### SHORT PROBLEM
Below are some records; return each one exactly.

### PROVIDED RECORDS

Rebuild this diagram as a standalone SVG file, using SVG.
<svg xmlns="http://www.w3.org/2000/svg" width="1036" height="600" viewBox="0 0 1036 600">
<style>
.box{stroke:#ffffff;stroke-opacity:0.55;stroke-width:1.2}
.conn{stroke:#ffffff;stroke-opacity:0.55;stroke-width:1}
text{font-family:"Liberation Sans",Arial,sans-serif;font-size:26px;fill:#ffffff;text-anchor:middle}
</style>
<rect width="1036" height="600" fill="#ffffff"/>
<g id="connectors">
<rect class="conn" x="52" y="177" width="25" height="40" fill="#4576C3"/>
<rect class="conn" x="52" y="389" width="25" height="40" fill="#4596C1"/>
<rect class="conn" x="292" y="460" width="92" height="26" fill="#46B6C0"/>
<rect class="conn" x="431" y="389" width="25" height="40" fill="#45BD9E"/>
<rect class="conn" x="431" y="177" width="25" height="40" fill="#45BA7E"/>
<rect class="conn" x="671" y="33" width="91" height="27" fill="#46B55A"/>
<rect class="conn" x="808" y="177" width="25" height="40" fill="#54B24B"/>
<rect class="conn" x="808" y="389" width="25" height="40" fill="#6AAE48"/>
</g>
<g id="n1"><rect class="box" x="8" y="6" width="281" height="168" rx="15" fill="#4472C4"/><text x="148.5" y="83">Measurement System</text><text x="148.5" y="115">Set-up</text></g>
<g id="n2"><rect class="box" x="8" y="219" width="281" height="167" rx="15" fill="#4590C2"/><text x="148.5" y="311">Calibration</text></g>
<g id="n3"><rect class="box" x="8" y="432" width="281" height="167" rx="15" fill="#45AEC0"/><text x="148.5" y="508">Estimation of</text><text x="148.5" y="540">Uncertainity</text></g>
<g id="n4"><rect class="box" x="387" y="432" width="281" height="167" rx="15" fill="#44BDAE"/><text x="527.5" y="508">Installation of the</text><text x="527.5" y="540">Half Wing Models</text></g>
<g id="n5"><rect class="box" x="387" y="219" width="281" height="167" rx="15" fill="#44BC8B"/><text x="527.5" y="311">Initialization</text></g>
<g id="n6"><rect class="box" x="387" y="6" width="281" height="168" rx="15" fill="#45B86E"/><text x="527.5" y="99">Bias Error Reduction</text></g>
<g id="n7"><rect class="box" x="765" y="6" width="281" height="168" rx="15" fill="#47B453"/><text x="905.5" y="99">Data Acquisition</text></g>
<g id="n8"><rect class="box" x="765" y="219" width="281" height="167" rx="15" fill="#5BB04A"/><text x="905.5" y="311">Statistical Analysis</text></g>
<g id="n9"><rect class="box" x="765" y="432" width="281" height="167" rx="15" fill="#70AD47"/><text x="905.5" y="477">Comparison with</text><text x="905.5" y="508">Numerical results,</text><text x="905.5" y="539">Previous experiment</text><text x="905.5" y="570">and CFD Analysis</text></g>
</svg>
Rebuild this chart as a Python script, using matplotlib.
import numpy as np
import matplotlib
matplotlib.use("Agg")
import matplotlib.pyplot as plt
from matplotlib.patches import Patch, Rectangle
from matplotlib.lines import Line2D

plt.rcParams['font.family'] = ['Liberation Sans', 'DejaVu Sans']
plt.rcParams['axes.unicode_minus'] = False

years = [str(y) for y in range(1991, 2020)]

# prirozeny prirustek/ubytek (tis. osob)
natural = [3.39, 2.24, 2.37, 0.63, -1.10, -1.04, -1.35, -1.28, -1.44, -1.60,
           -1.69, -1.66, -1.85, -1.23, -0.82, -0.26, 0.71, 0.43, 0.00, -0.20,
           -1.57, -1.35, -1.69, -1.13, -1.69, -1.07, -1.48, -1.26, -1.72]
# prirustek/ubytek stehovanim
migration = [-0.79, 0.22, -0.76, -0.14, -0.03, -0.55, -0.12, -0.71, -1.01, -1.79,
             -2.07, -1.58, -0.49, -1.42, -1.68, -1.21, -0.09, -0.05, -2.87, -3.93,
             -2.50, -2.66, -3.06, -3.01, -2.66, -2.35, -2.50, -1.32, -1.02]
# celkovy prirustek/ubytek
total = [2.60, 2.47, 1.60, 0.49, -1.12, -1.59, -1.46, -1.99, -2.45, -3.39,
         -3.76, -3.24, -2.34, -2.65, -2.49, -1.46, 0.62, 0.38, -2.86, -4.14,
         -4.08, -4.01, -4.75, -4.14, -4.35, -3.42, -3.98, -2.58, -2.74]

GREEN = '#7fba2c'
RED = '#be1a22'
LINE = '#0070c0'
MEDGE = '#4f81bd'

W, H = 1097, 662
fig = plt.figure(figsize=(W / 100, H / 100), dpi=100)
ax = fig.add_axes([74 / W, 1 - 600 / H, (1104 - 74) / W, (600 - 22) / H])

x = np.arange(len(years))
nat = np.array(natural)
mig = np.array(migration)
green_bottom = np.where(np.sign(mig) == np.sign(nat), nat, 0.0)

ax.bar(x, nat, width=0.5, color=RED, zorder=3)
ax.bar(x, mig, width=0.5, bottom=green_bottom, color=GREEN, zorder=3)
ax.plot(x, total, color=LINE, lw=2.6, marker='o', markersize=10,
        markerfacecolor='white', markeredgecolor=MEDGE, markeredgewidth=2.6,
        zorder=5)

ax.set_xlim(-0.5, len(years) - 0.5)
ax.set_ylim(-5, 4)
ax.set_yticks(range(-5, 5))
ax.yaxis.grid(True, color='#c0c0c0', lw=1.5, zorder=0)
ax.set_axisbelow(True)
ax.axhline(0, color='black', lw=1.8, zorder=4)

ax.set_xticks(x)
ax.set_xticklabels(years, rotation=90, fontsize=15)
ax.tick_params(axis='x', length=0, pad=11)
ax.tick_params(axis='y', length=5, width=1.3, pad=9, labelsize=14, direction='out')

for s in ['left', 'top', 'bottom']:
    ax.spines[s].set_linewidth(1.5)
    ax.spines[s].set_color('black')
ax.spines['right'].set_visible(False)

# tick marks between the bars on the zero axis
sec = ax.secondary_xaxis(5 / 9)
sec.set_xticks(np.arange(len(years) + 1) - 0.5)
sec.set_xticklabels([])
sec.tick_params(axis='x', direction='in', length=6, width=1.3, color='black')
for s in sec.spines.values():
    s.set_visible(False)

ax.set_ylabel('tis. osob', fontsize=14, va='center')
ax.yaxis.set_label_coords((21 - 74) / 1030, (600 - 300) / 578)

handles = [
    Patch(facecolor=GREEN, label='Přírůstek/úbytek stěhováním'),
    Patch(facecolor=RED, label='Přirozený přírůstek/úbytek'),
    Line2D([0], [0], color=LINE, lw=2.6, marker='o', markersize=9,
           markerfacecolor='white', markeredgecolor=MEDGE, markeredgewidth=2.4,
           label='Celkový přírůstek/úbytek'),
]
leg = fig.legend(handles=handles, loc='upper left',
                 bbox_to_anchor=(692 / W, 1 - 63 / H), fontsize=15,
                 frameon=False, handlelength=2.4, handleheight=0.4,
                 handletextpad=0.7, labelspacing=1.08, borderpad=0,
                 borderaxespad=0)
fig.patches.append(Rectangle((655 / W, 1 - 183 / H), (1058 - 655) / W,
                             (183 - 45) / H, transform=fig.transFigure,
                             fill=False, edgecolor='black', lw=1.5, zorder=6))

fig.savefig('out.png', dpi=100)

### RESULT
Rebuild this diagram as a standalone SVG file, using SVG.
<svg xmlns="http://www.w3.org/2000/svg" width="1036" height="600" viewBox="0 0 1036 600">
<style>
.box{stroke:#ffffff;stroke-opacity:0.55;stroke-width:1.2}
.conn{stroke:#ffffff;stroke-opacity:0.55;stroke-width:1}
text{font-family:"Liberation Sans",Arial,sans-serif;font-size:26px;fill:#ffffff;text-anchor:middle}
</style>
<rect width="1036" height="600" fill="#ffffff"/>
<g id="connectors">
<rect class="conn" x="52" y="177" width="25" height="40" fill="#4576C3"/>
<rect class="conn" x="52" y="389" width="25" height="40" fill="#4596C1"/>
<rect class="conn" x="292" y="460" width="92" height="26" fill="#46B6C0"/>
<rect class="conn" x="431" y="389" width="25" height="40" fill="#45BD9E"/>
<rect class="conn" x="431" y="177" width="25" height="40" fill="#45BA7E"/>
<rect class="conn" x="671" y="33" width="91" height="27" fill="#46B55A"/>
<rect class="conn" x="808" y="177" width="25" height="40" fill="#54B24B"/>
<rect class="conn" x="808" y="389" width="25" height="40" fill="#6AAE48"/>
</g>
<g id="n1"><rect class="box" x="8" y="6" width="281" height="168" rx="15" fill="#4472C4"/><text x="148.5" y="83">Measurement System</text><text x="148.5" y="115">Set-up</text></g>
<g id="n2"><rect class="box" x="8" y="219" width="281" height="167" rx="15" fill="#4590C2"/><text x="148.5" y="311">Calibration</text></g>
<g id="n3"><rect class="box" x="8" y="432" width="281" height="167" rx="15" fill="#45AEC0"/><text x="148.5" y="508">Estimation of</text><text x="148.5" y="540">Uncertainity</text></g>
<g id="n4"><rect class="box" x="387" y="432" width="281" height="167" rx="15" fill="#44BDAE"/><text x="527.5" y="508">Installation of the</text><text x="527.5" y="540">Half Wing Models</text></g>
<g id="n5"><rect class="box" x="387" y="219" width="281" height="167" rx="15" fill="#44BC8B"/><text x="527.5" y="311">Initialization</text></g>
<g id="n6"><rect class="box" x="387" y="6" width="281" height="168" rx="15" fill="#45B86E"/><text x="527.5" y="99">Bias Error Reduction</text></g>
<g id="n7"><rect class="box" x="765" y="6" width="281" height="168" rx="15" fill="#47B453"/><text x="905.5" y="99">Data Acquisition</text></g>
<g id="n8"><rect class="box" x="765" y="219" width="281" height="167" rx="15" fill="#5BB04A"/><text x="905.5" y="311">Statistical Analysis</text></g>
<g id="n9"><rect class="box" x="765" y="432" width="281" height="167" rx="15" fill="#70AD47"/><text x="905.5" y="477">Comparison with</text><text x="905.5" y="508">Numerical results,</text><text x="905.5" y="539">Previous experiment</text><text x="905.5" y="570">and CFD Analysis</text></g>
</svg>
Rebuild this chart as a Python script, using matplotlib.
import numpy as np
import matplotlib
matplotlib.use("Agg")
import matplotlib.pyplot as plt
from matplotlib.patches import Patch, Rectangle
from matplotlib.lines import Line2D

plt.rcParams['font.family'] = ['Liberation Sans', 'DejaVu Sans']
plt.rcParams['axes.unicode_minus'] = False

years = [str(y) for y in range(1991, 2020)]

# prirozeny prirustek/ubytek (tis. osob)
natural = [3.39, 2.24, 2.37, 0.63, -1.10, -1.04, -1.35, -1.28, -1.44, -1.60,
           -1.69, -1.66, -1.85, -1.23, -0.82, -0.26, 0.71, 0.43, 0.00, -0.20,
           -1.57, -1.35, -1.69, -1.13, -1.69, -1.07, -1.48, -1.26, -1.72]
# prirustek/ubytek stehovanim
migration = [-0.79, 0.22, -0.76, -0.14, -0.03, -0.55, -0.12, -0.71, -1.01, -1.79,
             -2.07, -1.58, -0.49, -1.42, -1.68, -1.21, -0.09, -0.05, -2.87, -3.93,
             -2.50, -2.66, -3.06, -3.01, -2.66, -2.35, -2.50, -1.32, -1.02]
# celkovy prirustek/ubytek
total = [2.60, 2.47, 1.60, 0.49, -1.12, -1.59, -1.46, -1.99, -2.45, -3.39,
         -3.76, -3.24, -2.34, -2.65, -2.49, -1.46, 0.62, 0.38, -2.86, -4.14,
         -4.08, -4.01, -4.75, -4.14, -4.35, -3.42, -3.98, -2.58, -2.74]

GREEN = '#7fba2c'
RED = '#be1a22'
LINE = '#0070c0'
MEDGE = '#4f81bd'

W, H = 1097, 662
fig = plt.figure(figsize=(W / 100, H / 100), dpi=100)
ax = fig.add_axes([74 / W, 1 - 600 / H, (1104 - 74) / W, (600 - 22) / H])

x = np.arange(len(years))
nat = np.array(natural)
mig = np.array(migration)
green_bottom = np.where(np.sign(mig) == np.sign(nat), nat, 0.0)

ax.bar(x, nat, width=0.5, color=RED, zorder=3)
ax.bar(x, mig, width=0.5, bottom=green_bottom, color=GREEN, zorder=3)
ax.plot(x, total, color=LINE, lw=2.6, marker='o', markersize=10,
        markerfacecolor='white', markeredgecolor=MEDGE, markeredgewidth=2.6,
        zorder=5)

ax.set_xlim(-0.5, len(years) - 0.5)
ax.set_ylim(-5, 4)
ax.set_yticks(range(-5, 5))
ax.yaxis.grid(True, color='#c0c0c0', lw=1.5, zorder=0)
ax.set_axisbelow(True)
ax.axhline(0, color='black', lw=1.8, zorder=4)

ax.set_xticks(x)
ax.set_xticklabels(years, rotation=90, fontsize=15)
ax.tick_params(axis='x', length=0, pad=11)
ax.tick_params(axis='y', length=5, width=1.3, pad=9, labelsize=14, direction='out')

for s in ['left', 'top', 'bottom']:
    ax.spines[s].set_linewidth(1.5)
    ax.spines[s].set_color('black')
ax.spines['right'].set_visible(False)

# tick marks between the bars on the zero axis
sec = ax.secondary_xaxis(5 / 9)
sec.set_xticks(np.arange(len(years) + 1) - 0.5)
sec.set_xticklabels([])
sec.tick_params(axis='x', direction='in', length=6, width=1.3, color='black')
for s in sec.spines.values():
    s.set_visible(False)

ax.set_ylabel('tis. osob', fontsize=14, va='center')
ax.yaxis.set_label_coords((21 - 74) / 1030, (600 - 300) / 578)

handles = [
    Patch(facecolor=GREEN, label='Přírůstek/úbytek stěhováním'),
    Patch(facecolor=RED, label='Přirozený přírůstek/úbytek'),
    Line2D([0], [0], color=LINE, lw=2.6, marker='o', markersize=9,
           markerfacecolor='white', markeredgecolor=MEDGE, markeredgewidth=2.4,
           label='Celkový přírůstek/úbytek'),
]
leg = fig.legend(handles=handles, loc='upper left',
                 bbox_to_anchor=(692 / W, 1 - 63 / H), fontsize=15,
                 frameon=False, handlelength=2.4, handleheight=0.4,
                 handletextpad=0.7, labelspacing=1.08, borderpad=0,
                 borderaxespad=0)
fig.patches.append(Rectangle((655 / W, 1 - 183 / H), (1058 - 655) / W,
                             (183 - 45) / H, transform=fig.transFigure,
                             fill=False, edgecolor='black', lw=1.5, zorder=6))

fig.savefig('out.png', dpi=100)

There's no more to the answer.